_TASK DIRECTIONS_
Give a verbatim copy of the lines below, minus the pictures.

*****

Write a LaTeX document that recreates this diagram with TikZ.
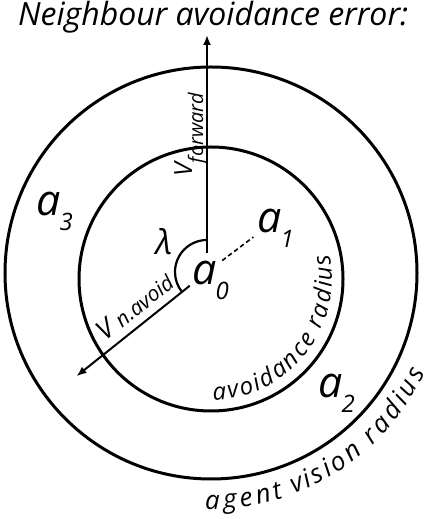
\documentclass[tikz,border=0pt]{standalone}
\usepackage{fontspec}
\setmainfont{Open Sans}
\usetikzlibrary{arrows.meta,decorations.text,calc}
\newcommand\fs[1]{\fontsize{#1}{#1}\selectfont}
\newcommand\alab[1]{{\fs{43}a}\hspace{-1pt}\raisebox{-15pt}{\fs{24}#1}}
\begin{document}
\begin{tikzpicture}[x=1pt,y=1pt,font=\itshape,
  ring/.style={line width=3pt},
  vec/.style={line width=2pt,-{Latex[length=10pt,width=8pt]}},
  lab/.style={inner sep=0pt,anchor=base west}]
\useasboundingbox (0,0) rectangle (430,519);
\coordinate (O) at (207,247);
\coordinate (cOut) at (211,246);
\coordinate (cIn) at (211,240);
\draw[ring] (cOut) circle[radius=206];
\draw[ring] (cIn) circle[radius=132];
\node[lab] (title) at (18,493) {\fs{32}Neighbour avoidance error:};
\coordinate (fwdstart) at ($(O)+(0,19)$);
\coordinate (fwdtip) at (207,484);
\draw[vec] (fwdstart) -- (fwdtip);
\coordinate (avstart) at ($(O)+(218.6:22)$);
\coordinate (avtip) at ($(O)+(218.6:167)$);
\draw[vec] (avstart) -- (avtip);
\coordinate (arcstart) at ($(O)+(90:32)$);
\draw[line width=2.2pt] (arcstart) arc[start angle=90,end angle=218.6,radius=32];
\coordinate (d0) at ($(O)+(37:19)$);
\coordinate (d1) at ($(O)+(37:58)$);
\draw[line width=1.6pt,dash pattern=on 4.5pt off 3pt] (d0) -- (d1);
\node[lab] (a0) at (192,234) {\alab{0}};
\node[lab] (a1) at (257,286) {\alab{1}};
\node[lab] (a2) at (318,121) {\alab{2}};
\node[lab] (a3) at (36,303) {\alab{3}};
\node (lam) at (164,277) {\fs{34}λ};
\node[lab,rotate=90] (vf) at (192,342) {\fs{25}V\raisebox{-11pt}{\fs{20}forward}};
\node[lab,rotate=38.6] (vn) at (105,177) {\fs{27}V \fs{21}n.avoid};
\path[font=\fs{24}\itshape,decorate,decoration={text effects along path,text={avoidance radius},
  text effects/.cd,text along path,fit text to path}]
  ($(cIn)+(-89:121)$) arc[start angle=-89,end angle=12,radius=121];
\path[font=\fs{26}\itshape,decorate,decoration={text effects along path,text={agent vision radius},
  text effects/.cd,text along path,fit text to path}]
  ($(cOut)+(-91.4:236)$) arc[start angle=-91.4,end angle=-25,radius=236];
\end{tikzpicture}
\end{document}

*****

_TASK SOLUTION_
Write a LaTeX document that recreates this diagram with TikZ.
\documentclass[tikz,border=0pt]{standalone}
\usepackage{fontspec}
\setmainfont{Open Sans}
\usetikzlibrary{arrows.meta,decorations.text,calc}
\newcommand\fs[1]{\fontsize{#1}{#1}\selectfont}
\newcommand\alab[1]{{\fs{43}a}\hspace{-1pt}\raisebox{-15pt}{\fs{24}#1}}
\begin{document}
\begin{tikzpicture}[x=1pt,y=1pt,font=\itshape,
  ring/.style={line width=3pt},
  vec/.style={line width=2pt,-{Latex[length=10pt,width=8pt]}},
  lab/.style={inner sep=0pt,anchor=base west}]
\useasboundingbox (0,0) rectangle (430,519);
\coordinate (O) at (207,247);
\coordinate (cOut) at (211,246);
\coordinate (cIn) at (211,240);
\draw[ring] (cOut) circle[radius=206];
\draw[ring] (cIn) circle[radius=132];
\node[lab] (title) at (18,493) {\fs{32}Neighbour avoidance error:};
\coordinate (fwdstart) at ($(O)+(0,19)$);
\coordinate (fwdtip) at (207,484);
\draw[vec] (fwdstart) -- (fwdtip);
\coordinate (avstart) at ($(O)+(218.6:22)$);
\coordinate (avtip) at ($(O)+(218.6:167)$);
\draw[vec] (avstart) -- (avtip);
\coordinate (arcstart) at ($(O)+(90:32)$);
\draw[line width=2.2pt] (arcstart) arc[start angle=90,end angle=218.6,radius=32];
\coordinate (d0) at ($(O)+(37:19)$);
\coordinate (d1) at ($(O)+(37:58)$);
\draw[line width=1.6pt,dash pattern=on 4.5pt off 3pt] (d0) -- (d1);
\node[lab] (a0) at (192,234) {\alab{0}};
\node[lab] (a1) at (257,286) {\alab{1}};
\node[lab] (a2) at (318,121) {\alab{2}};
\node[lab] (a3) at (36,303) {\alab{3}};
\node (lam) at (164,277) {\fs{34}λ};
\node[lab,rotate=90] (vf) at (192,342) {\fs{25}V\raisebox{-11pt}{\fs{20}forward}};
\node[lab,rotate=38.6] (vn) at (105,177) {\fs{27}V \fs{21}n.avoid};
\path[font=\fs{24}\itshape,decorate,decoration={text effects along path,text={avoidance radius},
  text effects/.cd,text along path,fit text to path}]
  ($(cIn)+(-89:121)$) arc[start angle=-89,end angle=12,radius=121];
\path[font=\fs{26}\itshape,decorate,decoration={text effects along path,text={agent vision radius},
  text effects/.cd,text along path,fit text to path}]
  ($(cOut)+(-91.4:236)$) arc[start angle=-91.4,end angle=-25,radius=236];
\end{tikzpicture}
\end{document}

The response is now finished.